Rhino rangers up their game
Guerrilla tactics and clandestine intelligence gathering are being used in the fight against rhino poachers in the Kruger National Park.
With AK47-wielding poachers waging an "insurgency-like war" in their hunt for rhino horns, rangers have had to adopt military-style tactics to counter the slaughter.
"We are fighting a war," said Kruger Park's head honorary ranger, Louis Lemmer.
Lemmer said rangers are being forced to adapt to fight the scourge as up to 60 heavily armed groups of poachers enter the park every full moon .
No longer just guides and conservationists, rangers are being intensively trained in counter-insurgency warfare.
Trained to track, ambush, gather intelligence and wage counter-assault operations, the rangers are being taught the arts of war.
Lemmer said the dangers of fighting poachers were huge.
"The rangers put their lives at risk."
He said so dangerous were poachers that rangers were undergoing paramilitary training to enable them to survive.

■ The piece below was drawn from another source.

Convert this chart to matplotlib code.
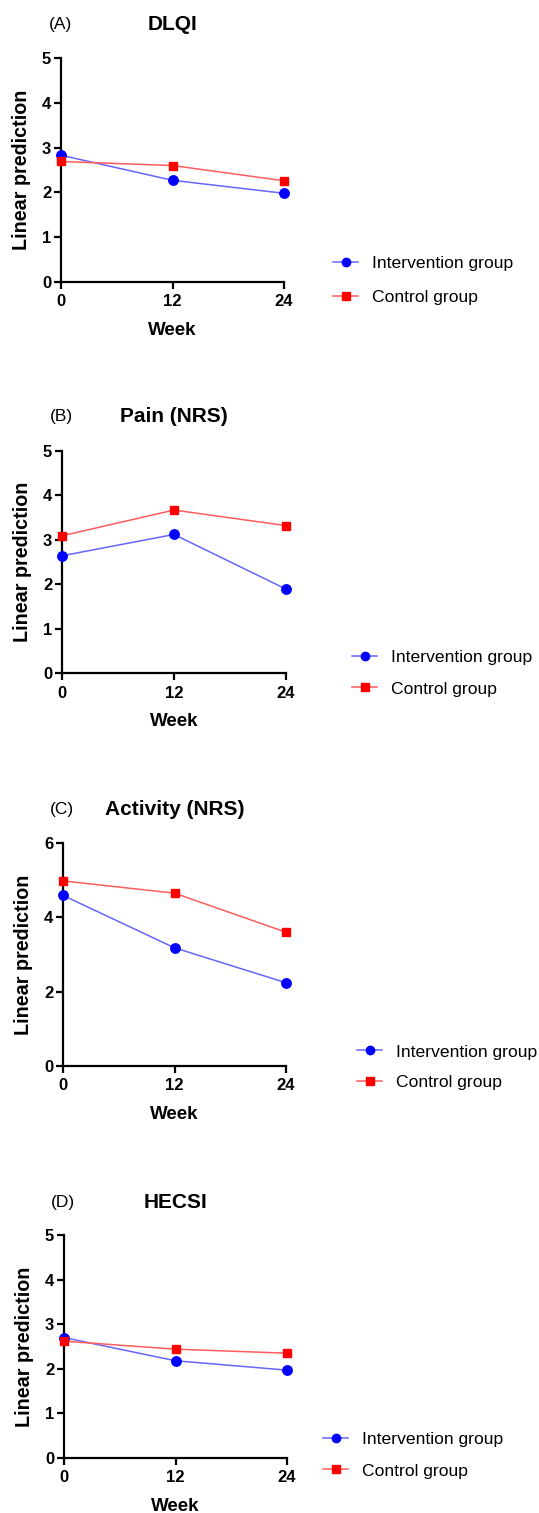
import matplotlib
matplotlib.use("Agg")
import matplotlib.pyplot as plt
from matplotlib.lines import Line2D

plt.rcParams['font.family'] = ['Liberation Sans', 'DejaVu Sans']

weeks = [0, 12, 24]
week_labels = ["0", "12", "24"]

panel_letters = ["(A)", "(B)", "(C)", "(D)"]
panel_titles = ["DLQI", "Pain (NRS)", "Activity (NRS)", "HECSI"]

intervention_dlqi = [2.83, 2.27, 1.98]
control_dlqi = [2.69, 2.60, 2.26]
intervention_pain = [2.64, 3.12, 1.89]
control_pain = [3.09, 3.67, 3.32]
intervention_activity = [4.59, 3.18, 2.24]
control_activity = [4.98, 4.65, 3.60]
intervention_hecsi = [2.70, 2.18, 1.97]
control_hecsi = [2.62, 2.44, 2.35]

intervention = [intervention_dlqi, intervention_pain, intervention_activity, intervention_hecsi]
control = [control_dlqi, control_pain, control_activity, control_hecsi]
y_max = [5, 5, 6, 5]
y_ticks = [[0, 1, 2, 3, 4, 5], [0, 1, 2, 3, 4, 5], [0, 2, 4, 6], [0, 1, 2, 3, 4, 5]]

series_labels = ["Intervention group", "Control group"]

W, H = 539, 1513
fig = plt.figure(figsize=(W / 100, H / 100), dpi=100)

# pixel layout: (left, right, top, bottom)
axes_px = [(61, 284, 58, 282), (62, 286, 451, 673), (63, 286, 843, 1066), (64, 287, 1235, 1458)]
title_y = [25, 417, 810, 1202]
legend_px = [(333, 280.5, 1.1), (352, 673, 0.95), (357, 1067, 0.85), (323, 1455, 0.95)]

blue = "#0000ff"
red = "#ff0000"
blue_line = "#6666ff"
red_line = "#ff5c5c"

for i in range(4):
    l, r, t, b = axes_px[i]
    ax = fig.add_axes([l / W, 1 - b / H, (r - l) / W, (b - t) / H])
    ax.plot(weeks, intervention[i], color=blue_line, lw=1.1, zorder=3, clip_on=False)
    ax.plot(weeks, intervention[i], ls='none', marker='o', ms=6.8, color=blue, zorder=4, clip_on=False)
    ax.plot(weeks, control[i], color=red_line, lw=1.1, zorder=3, clip_on=False)
    ax.plot(weeks, control[i], ls='none', marker='s', ms=6.2, color=red, zorder=4, clip_on=False)
    ax.set_xlim(0, 24)
    ax.set_ylim(0, y_max[i])
    ax.set_xticks(weeks)
    ax.set_xticklabels(week_labels)
    ax.set_yticks(y_ticks[i])
    for s in ['top', 'right']:
        ax.spines[s].set_visible(False)
    for s in ['left', 'bottom']:
        ax.spines[s].set_linewidth(1.6)
    ax.tick_params(direction='out', length=5, width=1.6, labelsize=12, pad=2)
    ax.tick_params(axis='x', pad=4)
    for lab in ax.get_xticklabels() + ax.get_yticklabels():
        lab.set_fontweight('bold')
    ax.set_xlabel("Week", fontsize=13.5, fontweight='bold', labelpad=9)
    ax.set_ylabel("Linear prediction", fontsize=14.2, fontweight='bold', labelpad=8)
    cx = (l + r) / 2
    fig.text(cx / W, 1 - title_y[i] / H, panel_titles[i], fontsize=15, fontweight='bold',
             ha='center', va='center')
    fig.text((l - 1) / W, 1 - title_y[i] / H, panel_letters[i], fontsize=12.5,
             ha='center', va='center')

    handles = [
        Line2D([], [], color=blue_line, lw=1.1, marker='o', ms=6, mfc=blue, mec=blue),
        Line2D([], [], color=red_line, lw=1.1, marker='s', ms=5.5, mfc=red, mec=red),
    ]
    lx, ly, ls = legend_px[i]
    ax.legend(handles, series_labels, loc='center left', bbox_to_anchor=(lx / W, 1 - ly / H),
              bbox_transform=fig.transFigure, frameon=False, fontsize=12.6, handlelength=1.45,
              handletextpad=0.8, labelspacing=ls, borderpad=0, borderaxespad=0)

fig.savefig("out.png", dpi=100)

"The poachers are not stupid," said Lemmer. "[Many of them] are highly trained, having fought in many wars."
With honorary rangers raising the much-needed funds to fight poachers, the park's rangers are being equipped with state-of-the-art paramilitary equipment.
The rangers, whose needs continuously change as poachers adapt and modernise their tactics, are equipped by their honorary counterparts with specialised GPS tracking units, camouflage clothing, vehicles, radio equipment and sniffer dogs. The dogs are used to find the poachers' routes into and out of the reserve.
Lemmer said that, given the rate of rhino slaughter, the public was under the perception that nothing was being done to stop the mass killing.
"They do not realise how many resources are being used to reduce poaching."
A Kruger park ranger who asked not to be named said: "If we were not fighting this war, there would be no rhino left."
The Environmental Affairs Department reported that more than 313 rhino have been poached this year, 229 in the Kruger National Park. It reports that 98 poachers have been arrested, 48 of them in the Kruger Park.
SA National Parks spokesman Ike Phaahla said: "The last thing you need is for rangers to be frustrated by lack of equipment to fight this war. There is a constant need to update equipment as syndicates keep putting more resources into their illegal trade with their tactics continuously changing."
Extra rangers had been hired to fight poaching but more soldiers are needed to join the fight, Phaahla said.
Hundreds of defence force men, including Special Forces, are currently deployed in the park to stop poachers who cross the Mozambican border into South Africa.
SANParks has hired retired major-general Johan Jooste to direct the ground battle.
Phaahla said Jooste was coordinating the park's armed forces and strategies in the "insurgency war".